- Born: Aguek Michael Mahok Maming Turalei, Southern Sudan
- Origin: Turalei, South Sudan
- Genres: Afro Beat; Hip Hop;
- Occupations: Singer Songwriter; Artist;
- Years active: 2014–present
- Member of: Guondo Gang

= John Frog =

South Sudanese musician

John Frog (born 1 January 1993) is a South Sudanese Afrobeat and Hip hop musician. He gained recognition for his hit song "Guondo Sakit," which became popular across East Africa.

== Early life ==
John Frog was born and raised in Turalei Payam in Warrap State, South Sudan to Michael Mahok Maming and Akuel Manyiel Akok. Both of John Frog's parents hail from Twic Mayardit County of Warrap State. He speaks his native language Dinka, Juba Arabic, English and some Kiswahili.

John Frog started his educational career in the early 2000s in Turalei at St. Joseph Primary School where he completed his primary education. He later moved to Juba in 2006.
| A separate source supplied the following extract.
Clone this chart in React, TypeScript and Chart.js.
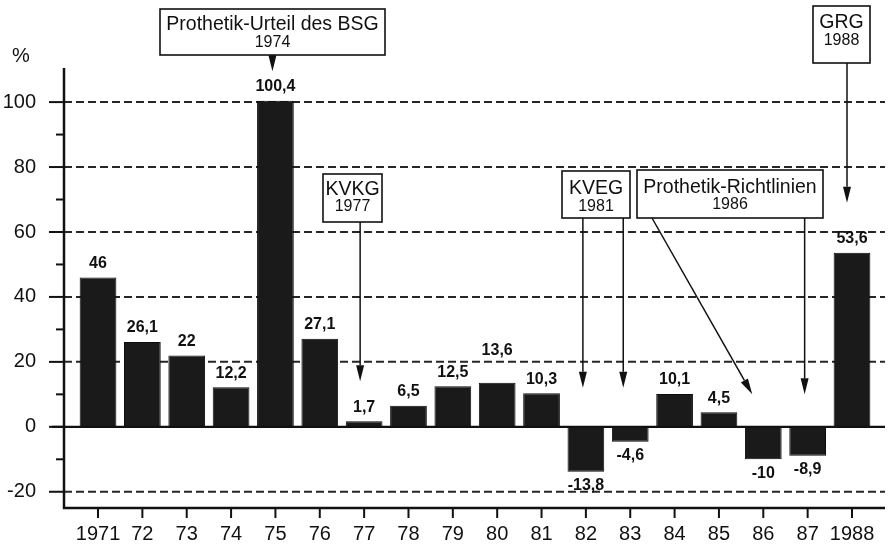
import { useEffect, useRef } from 'react';
import { Chart, registerables } from 'chart.js';

Chart.register(...registerables);

// ---- data ----
const years = [1971, 1972, 1973, 1974, 1975, 1976, 1977, 1978, 1979, 1980, 1981, 1982, 1983, 1984, 1985, 1986, 1987, 1988];
const yearLabels = ['1971', '72', '73', '74', '75', '76', '77', '78', '79', '80', '81', '82', '83', '84', '85', '86', '87', '1988'];
const changePct = [46, 26.1, 22, 12.2, 100.4, 27.1, 1.7, 6.5, 12.5, 13.6, 10.3, -13.8, -4.6, 10.1, 4.5, -10, -8.9, 53.6];
const majorTicks = [-20, 0, 20, 40, 60, 80, 100];
const minorTicks = [-10, 10, 30, 50, 70, 90];
const eventTitles = ['Prothetik-Urteil des BSG', 'KVKG', 'KVEG', 'Prothetik-Richtlinien', 'GRG'];
const eventYears = ['1974', '1977', '1981', '1986', '1988'];
const raisedLabelYears = [1980];

// ---- layout (pixels / arrow targets in data space) ----
const FONT = '"Liberation Sans", Arial, Helvetica, sans-serif';
type Arrow = { year: number; value: number; dx: number; sx?: number };
const calloutLayout: { box: [number, number, number, number]; t1: number; t2: number; arrows: Arrow[] }[] = [
  { box: [160, 9, 385, 55], t1: 16, t2: 34, arrows: [{ year: 1975, value: 109.5, dx: -3 }] },
  { box: [323, 174, 382, 222], t1: 16, t2: 33, arrows: [{ year: 1977, value: 14, dx: -4 }] },
  { box: [562, 171, 630, 218], t1: 18, t2: 36, arrows: [{ year: 1982, value: 12, dx: -3 }, { year: 1983, value: 12, dx: -7 }] },
  { box: [637, 170, 823, 218], t1: 18, t2: 35, arrows: [{ year: 1986, value: 10, dx: -11, sx: 652 }, { year: 1987, value: 10, dx: -3 }] },
  { box: [813, 6, 870, 63], t1: 17, t2: 35, arrows: [{ year: 1988, value: 69, dx: -5 }] },
];

function fmt(v: number) {
  return String(v).replace('.', ',');
}

function drawArrow(ctx: CanvasRenderingContext2D, x1: number, y1: number, x2: number, y2: number) {
  const ang = Math.atan2(y2 - y1, x2 - x1);
  const len = 16;
  const hw = 4;
  const bx = x2 - len * Math.cos(ang);
  const by = y2 - len * Math.sin(ang);
  ctx.beginPath();
  ctx.moveTo(x1, y1);
  ctx.lineTo(bx, by);
  ctx.stroke();
  ctx.beginPath();
  ctx.moveTo(x2, y2);
  ctx.lineTo(bx + hw * Math.sin(ang), by - hw * Math.cos(ang));
  ctx.lineTo(bx - hw * Math.sin(ang), by + hw * Math.cos(ang));
  ctx.closePath();
  ctx.fill();
}

const decorPlugin = {
  id: 'decor',
  beforeDatasetsDraw(chart: any) {
    const { ctx, chartArea } = chart;
    const y = chart.scales.y;
    ctx.save();
    ctx.strokeStyle = '#262626';
    ctx.lineWidth = 2;
    ctx.setLineDash([8, 4]);
    for (const v of majorTicks) {
      if (v === 0) continue;
      const py = y.getPixelForValue(v);
      ctx.beginPath();
      ctx.moveTo(chartArea.left, py);
      ctx.lineTo(chartArea.right, py);
      ctx.stroke();
    }
    ctx.restore();
  },
  afterDatasetsDraw(chart: any) {
    const { ctx, chartArea } = chart;
    const x = chart.scales.x;
    const y = chart.scales.y;
    ctx.save();
    ctx.strokeStyle = '#111';
    ctx.fillStyle = '#111';
    ctx.setLineDash([]);

    // zero line
    ctx.lineWidth = 2.2;
    const y0 = y.getPixelForValue(0);
    ctx.beginPath();
    ctx.moveTo(chartArea.left - 12, y0);
    ctx.lineTo(chartArea.right, y0);
    ctx.stroke();

    // y ticks
    ctx.lineWidth = 2;
    for (const v of majorTicks) {
      const py = y.getPixelForValue(v);
      ctx.beginPath();
      ctx.moveTo(chartArea.left - 15, py);
      ctx.lineTo(chartArea.left, py);
      ctx.stroke();
    }
    for (const v of minorTicks) {
      const py = y.getPixelForValue(v);
      ctx.beginPath();
      ctx.moveTo(chartArea.left - 8, py);
      ctx.lineTo(chartArea.left, py);
      ctx.stroke();
    }
    // x ticks
    for (const yr of years) {
      const px = x.getPixelForValue(yr);
      ctx.beginPath();
      ctx.moveTo(px, chartArea.bottom);
      ctx.lineTo(px, chartArea.bottom + 10);
      ctx.stroke();
    }
    // axes
    ctx.lineWidth = 2.5;
    ctx.beginPath();
    ctx.moveTo(chartArea.left, chartArea.top);
    ctx.lineTo(chartArea.left, chartArea.bottom);
    ctx.lineTo(chartArea.right, chartArea.bottom);
    ctx.stroke();

    // % unit
    ctx.font = `20px ${FONT}`;
    ctx.textAlign = 'left';
    ctx.textBaseline = 'middle';
    ctx.fillText('%', 12, 56);

    // value labels
    const meta = chart.getDatasetMeta(0);
    ctx.font = `bold 16px ${FONT}`;
    ctx.textAlign = 'center';
    meta.data.forEach((bar: any, i: number) => {
      const v = changePct[i];
      let ly = v >= 0 ? bar.y - 14 : bar.y + 14;
      if (raisedLabelYears.includes(years[i])) ly -= 18;
      ctx.fillText(fmt(v), bar.x, ly);
    });

    // callouts
    calloutLayout.forEach((c, i) => {
      const [bx1, by1, bx2, by2] = c.box;
      ctx.lineWidth = 1.6;
      ctx.fillStyle = '#fff';
      ctx.fillRect(bx1, by1, bx2 - bx1, by2 - by1);
      ctx.strokeRect(bx1, by1, bx2 - bx1, by2 - by1);
      ctx.fillStyle = '#111';
      const cx = (bx1 + bx2) / 2;
      ctx.font = `19.5px ${FONT}`;
      ctx.fillText(eventTitles[i], cx, by1 + c.t1);
      ctx.font = `16px ${FONT}`;
      ctx.fillText(eventYears[i], cx, by1 + c.t2);
      ctx.lineWidth = 1.5;
      for (const a of c.arrows) {
        const tx = x.getPixelForValue(a.year) + a.dx;
        const ty = y.getPixelForValue(a.value);
        const sx = a.sx ?? tx;
        drawArrow(ctx, sx, by2, tx, ty);
      }
    });
    ctx.restore();
  },
};

export default function App() {
  const canvasRef = useRef<HTMLCanvasElement | null>(null);

  useEffect(() => {
    if (!canvasRef.current) return;
    const chart = new Chart(canvasRef.current, {
      type: 'bar',
      data: {
        datasets: [
          {
            data: years.map((yr, i) => ({ x: yr, y: changePct[i] })),
            backgroundColor: '#1a1a1a',
            borderColor: '#0d0d0d',
            borderWidth: 1,
            barPercentage: 0.92,
            categoryPercentage: 0.9,
          },
        ],
      },
      options: {
        animation: false,
        responsive: false,
        maintainAspectRatio: false,
        layout: { padding: { top: 68, right: 4, left: 0, bottom: 0 } },
        plugins: { legend: { display: false }, tooltip: { enabled: false }, title: { display: false } },
        scales: {
          x: {
            type: 'linear',
            offset: false,
            min: 1970.233,
            max: 1988.744,
            grid: { display: true, drawOnChartArea: false, color: 'transparent', tickColor: 'transparent', drawTicks: true, tickLength: 14 },
            border: { display: false },
            afterFit: (s: any) => {
              s.height = 37;
            },
            ticks: {
              stepSize: 1,
              includeBounds: false,
              autoSkip: false,
              maxRotation: 0,
              padding: 0,
              color: '#111',
              font: { family: FONT, size: 20 },
              callback: (v: any) => {
                const idx = years.indexOf(Number(v));
                return idx >= 0 ? yearLabels[idx] : '';
              },
            },
          },
          y: {
            min: -25,
            max: 110.5,
            grid: { display: true, drawOnChartArea: false, color: 'transparent', tickColor: 'transparent', drawTicks: true, tickLength: 26 },
            border: { display: false },
            afterFit: (s: any) => {
              s.width = 64;
            },
            ticks: {
              stepSize: 10,
              includeBounds: false,
              autoSkip: false,
              padding: 2,
              color: '#111',
              font: { family: FONT, size: 20 },
              callback: (v: any) => (majorTicks.includes(Number(v)) ? String(v) : ''),
            },
          },
        },
      },
      plugins: [decorPlugin],
    });
    return () => chart.destroy();
  }, []);

  return (
    <div style={{ position: 'fixed', left: 0, top: 0, width: 889, height: 545, background: '#fff' }}>
      <canvas ref={canvasRef} width={889} height={545} />
    </div>
  );
}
Both his parents were soldiers in the Sudan People's Liberation Army (SPLA), and he was a child soldier, joining the army when he was around 10 and receiving his first firearm at 14.

Because of this background, John Frog did not have a smooth path completing his education in time, due to other factors, including the civil war which denied many South Sudanese children access to quality education. However, in 2014, John joined Juba Day Senior Secondary School where he completed his South Sudan Certificate of Secondary Education in 2018.

He was named Aguek, which means "frog", because he was a breech baby. Before embarking on his music career, he used to entertain his school colleagues and friends, often telling them he would become a big artist one day. He completed his secondary education before fully venturing into music.

== Engineer career ==
John Frog began his music career in the early 2010s. He rose to fame in 2018 when he released a solo single "Guondo Sakit," a phrase in Juba Arabic meaning "a common person" or "just a villager." The song's success marked his entry into the music scene and established him as one of the biggest artists in South Sudan. He also did a remix of "Guondo Sakit" with Harmonize from Tanzania.

===Songs===

Selected songs
| No. | Title | Featured artist(s) | Notes | Reference |
|---|---|---|---|---|
| 1 | Mangmang | – | – | – |
| 2 | Bugatti | – | – | – |
| 3 | My Pillow | – | – | – |
| 4 | Mara Wahid | – | – | – |
| 5 | Jena | – | – | – |
| 6 | Kiir Arac | – | – | – |
| 7 | Binia Hilwa | – | – | – |
| 8 | Celebrate | – | – | – |
| 9 | Kurify | – | – | – |
| 10 | Junubi Asili | – | – | – |
| 11 | Konjo | – | – | – |
| 12 | Ashan Tani Mara | – | – | – |
| 13 | Kur Ajing | – | – | – |
| 14 | Biniade | Late Emma 47 | Posthumous feature | – |
| 15 | Kebir Wara | – | – | – |
| 16 | Rabuna | T Manager | – | – |
| 17 | Action and Energy | – | – | – |
| 18 | Beledi | Jay Willz | – | – |
| 19 | My Bed | Iyanya | – |  |

=== Collaborations ===
John Frog has collaborated with various artists across Africa. Notable collaborations include:

- A remix of "Guondo Sakit" with Tanzanian star Harmonize, who discovered the song in a nightclub in Juba.
- A remix of "Action and Energy" with Ugandan star Eddy Kenzo, sponsored by businesswoman Suzan Tot. The remix significantly boosted Frog's profile in Africa.
- "Beledi" featuring Nigerian artist Jay Willz.
- "My Bed" featuring Nigerian artist Iyanya.
- Collaborations with Bahati from Kenya.
- "Rabuna" featuring South Sudanese singer T Manager.
- "Aye" featuring Ugandan Afrobeat artist Dr Jose Chameleone
- A remix of "Dhuengdu" with South Sudanese artist Slatine Pro

== Controversies ==
John Frog has been involved in a controversy with his first and former music manager, K2 (real name Koryom). K2 is credited with helping John Frog in his early music career but was later accused by Frog of using him for personal gain. Their public feud was eventually settled by K2's sister, businesswoman Achai Wiir.

In 2021, he also fell out with his then manager Lucky Charm over managerial grievance.

== National recognitions ==
From April to May 2023, John Frog was voted among the top 10 best artists in South Sudan by fans and recognized by Eye Radio.

== Nominations and awards ==

- A nomination for the African Muzik Magazine Awards and Music Festival (AFRIMMA) in the Best Male Artist - East Africa category alongside artists like Khaligraph Jones, Eddy Kenzo, Diamond Platnumz, and Rayvanny.